DATASET CONTENT:
** start **
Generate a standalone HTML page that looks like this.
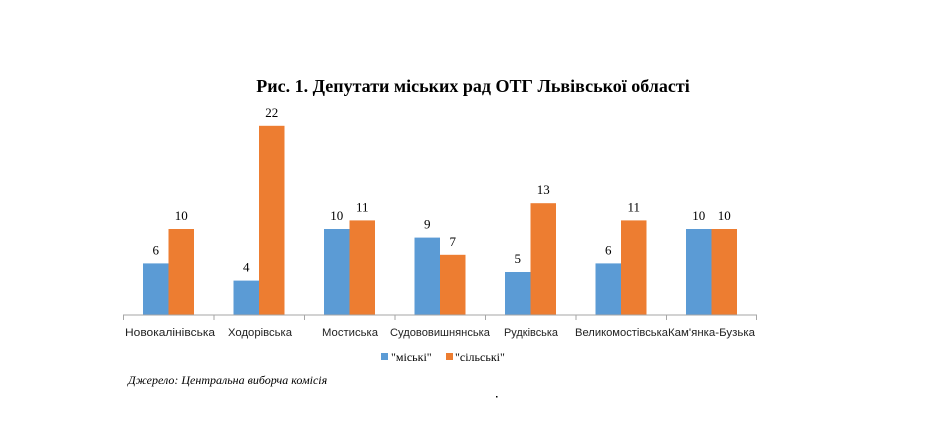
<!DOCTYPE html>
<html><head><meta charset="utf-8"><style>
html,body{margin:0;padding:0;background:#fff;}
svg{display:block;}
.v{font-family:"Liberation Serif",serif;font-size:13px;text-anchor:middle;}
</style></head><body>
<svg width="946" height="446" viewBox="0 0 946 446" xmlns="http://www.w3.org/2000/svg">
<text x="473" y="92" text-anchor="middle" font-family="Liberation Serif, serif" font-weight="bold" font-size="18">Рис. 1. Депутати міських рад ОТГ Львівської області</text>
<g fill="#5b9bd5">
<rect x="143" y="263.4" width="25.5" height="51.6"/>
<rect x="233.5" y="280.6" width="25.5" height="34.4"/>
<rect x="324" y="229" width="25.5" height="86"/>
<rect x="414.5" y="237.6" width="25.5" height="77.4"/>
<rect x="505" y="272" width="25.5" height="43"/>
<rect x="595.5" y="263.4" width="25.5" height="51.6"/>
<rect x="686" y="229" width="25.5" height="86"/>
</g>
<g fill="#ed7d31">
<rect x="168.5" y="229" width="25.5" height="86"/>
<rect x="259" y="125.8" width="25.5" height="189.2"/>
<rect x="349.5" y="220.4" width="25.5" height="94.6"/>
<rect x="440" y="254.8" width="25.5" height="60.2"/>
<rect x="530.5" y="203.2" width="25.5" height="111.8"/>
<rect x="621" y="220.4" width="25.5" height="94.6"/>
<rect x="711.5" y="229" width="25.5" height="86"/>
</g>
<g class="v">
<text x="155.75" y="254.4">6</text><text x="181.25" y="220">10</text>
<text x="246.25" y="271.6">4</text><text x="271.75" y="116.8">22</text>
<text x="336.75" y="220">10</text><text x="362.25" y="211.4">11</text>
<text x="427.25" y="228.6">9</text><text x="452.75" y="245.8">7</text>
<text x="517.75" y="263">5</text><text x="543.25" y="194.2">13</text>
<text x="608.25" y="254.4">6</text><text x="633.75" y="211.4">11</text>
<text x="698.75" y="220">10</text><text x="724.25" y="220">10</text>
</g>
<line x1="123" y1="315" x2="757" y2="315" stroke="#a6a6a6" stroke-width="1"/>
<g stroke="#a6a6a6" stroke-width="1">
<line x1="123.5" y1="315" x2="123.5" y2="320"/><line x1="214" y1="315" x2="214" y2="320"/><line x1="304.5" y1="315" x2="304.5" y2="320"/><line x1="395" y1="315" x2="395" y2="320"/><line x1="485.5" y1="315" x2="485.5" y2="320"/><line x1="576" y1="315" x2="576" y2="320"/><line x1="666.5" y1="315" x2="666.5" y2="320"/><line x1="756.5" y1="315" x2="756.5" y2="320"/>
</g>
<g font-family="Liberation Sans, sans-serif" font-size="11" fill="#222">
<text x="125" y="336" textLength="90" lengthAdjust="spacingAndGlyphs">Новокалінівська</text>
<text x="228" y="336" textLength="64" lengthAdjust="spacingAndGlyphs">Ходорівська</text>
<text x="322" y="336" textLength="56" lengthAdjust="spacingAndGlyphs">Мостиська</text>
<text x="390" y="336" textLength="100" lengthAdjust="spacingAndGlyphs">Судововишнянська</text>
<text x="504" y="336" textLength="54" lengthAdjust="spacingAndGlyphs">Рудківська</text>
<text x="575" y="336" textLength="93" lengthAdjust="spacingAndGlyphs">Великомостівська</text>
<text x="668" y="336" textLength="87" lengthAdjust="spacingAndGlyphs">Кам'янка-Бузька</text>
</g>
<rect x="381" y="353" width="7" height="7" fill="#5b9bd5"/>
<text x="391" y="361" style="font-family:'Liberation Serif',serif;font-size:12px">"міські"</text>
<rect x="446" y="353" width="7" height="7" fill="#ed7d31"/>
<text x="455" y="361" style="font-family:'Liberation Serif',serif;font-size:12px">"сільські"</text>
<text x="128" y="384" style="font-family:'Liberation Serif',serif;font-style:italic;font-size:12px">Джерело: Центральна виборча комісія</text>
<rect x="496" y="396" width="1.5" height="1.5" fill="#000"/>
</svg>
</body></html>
** end **
STATED EXERCISE: Quote the material word for word, dropping any images it holds.

FINAL RESULT:
Generate a standalone HTML page that looks like this.
<!DOCTYPE html>
<html><head><meta charset="utf-8"><style>
html,body{margin:0;padding:0;background:#fff;}
svg{display:block;}
.v{font-family:"Liberation Serif",serif;font-size:13px;text-anchor:middle;}
</style></head><body>
<svg width="946" height="446" viewBox="0 0 946 446" xmlns="http://www.w3.org/2000/svg">
<text x="473" y="92" text-anchor="middle" font-family="Liberation Serif, serif" font-weight="bold" font-size="18">Рис. 1. Депутати міських рад ОТГ Львівської області</text>
<g fill="#5b9bd5">
<rect x="143" y="263.4" width="25.5" height="51.6"/>
<rect x="233.5" y="280.6" width="25.5" height="34.4"/>
<rect x="324" y="229" width="25.5" height="86"/>
<rect x="414.5" y="237.6" width="25.5" height="77.4"/>
<rect x="505" y="272" width="25.5" height="43"/>
<rect x="595.5" y="263.4" width="25.5" height="51.6"/>
<rect x="686" y="229" width="25.5" height="86"/>
</g>
<g fill="#ed7d31">
<rect x="168.5" y="229" width="25.5" height="86"/>
<rect x="259" y="125.8" width="25.5" height="189.2"/>
<rect x="349.5" y="220.4" width="25.5" height="94.6"/>
<rect x="440" y="254.8" width="25.5" height="60.2"/>
<rect x="530.5" y="203.2" width="25.5" height="111.8"/>
<rect x="621" y="220.4" width="25.5" height="94.6"/>
<rect x="711.5" y="229" width="25.5" height="86"/>
</g>
<g class="v">
<text x="155.75" y="254.4">6</text><text x="181.25" y="220">10</text>
<text x="246.25" y="271.6">4</text><text x="271.75" y="116.8">22</text>
<text x="336.75" y="220">10</text><text x="362.25" y="211.4">11</text>
<text x="427.25" y="228.6">9</text><text x="452.75" y="245.8">7</text>
<text x="517.75" y="263">5</text><text x="543.25" y="194.2">13</text>
<text x="608.25" y="254.4">6</text><text x="633.75" y="211.4">11</text>
<text x="698.75" y="220">10</text><text x="724.25" y="220">10</text>
</g>
<line x1="123" y1="315" x2="757" y2="315" stroke="#a6a6a6" stroke-width="1"/>
<g stroke="#a6a6a6" stroke-width="1">
<line x1="123.5" y1="315" x2="123.5" y2="320"/><line x1="214" y1="315" x2="214" y2="320"/><line x1="304.5" y1="315" x2="304.5" y2="320"/><line x1="395" y1="315" x2="395" y2="320"/><line x1="485.5" y1="315" x2="485.5" y2="320"/><line x1="576" y1="315" x2="576" y2="320"/><line x1="666.5" y1="315" x2="666.5" y2="320"/><line x1="756.5" y1="315" x2="756.5" y2="320"/>
</g>
<g font-family="Liberation Sans, sans-serif" font-size="11" fill="#222">
<text x="125" y="336" textLength="90" lengthAdjust="spacingAndGlyphs">Новокалінівська</text>
<text x="228" y="336" textLength="64" lengthAdjust="spacingAndGlyphs">Ходорівська</text>
<text x="322" y="336" textLength="56" lengthAdjust="spacingAndGlyphs">Мостиська</text>
<text x="390" y="336" textLength="100" lengthAdjust="spacingAndGlyphs">Судововишнянська</text>
<text x="504" y="336" textLength="54" lengthAdjust="spacingAndGlyphs">Рудківська</text>
<text x="575" y="336" textLength="93" lengthAdjust="spacingAndGlyphs">Великомостівська</text>
<text x="668" y="336" textLength="87" lengthAdjust="spacingAndGlyphs">Кам'янка-Бузька</text>
</g>
<rect x="381" y="353" width="7" height="7" fill="#5b9bd5"/>
<text x="391" y="361" style="font-family:'Liberation Serif',serif;font-size:12px">"міські"</text>
<rect x="446" y="353" width="7" height="7" fill="#ed7d31"/>
<text x="455" y="361" style="font-family:'Liberation Serif',serif;font-size:12px">"сільські"</text>
<text x="128" y="384" style="font-family:'Liberation Serif',serif;font-style:italic;font-size:12px">Джерело: Центральна виборча комісія</text>
<rect x="496" y="396" width="1.5" height="1.5" fill="#000"/>
</svg>
</body></html>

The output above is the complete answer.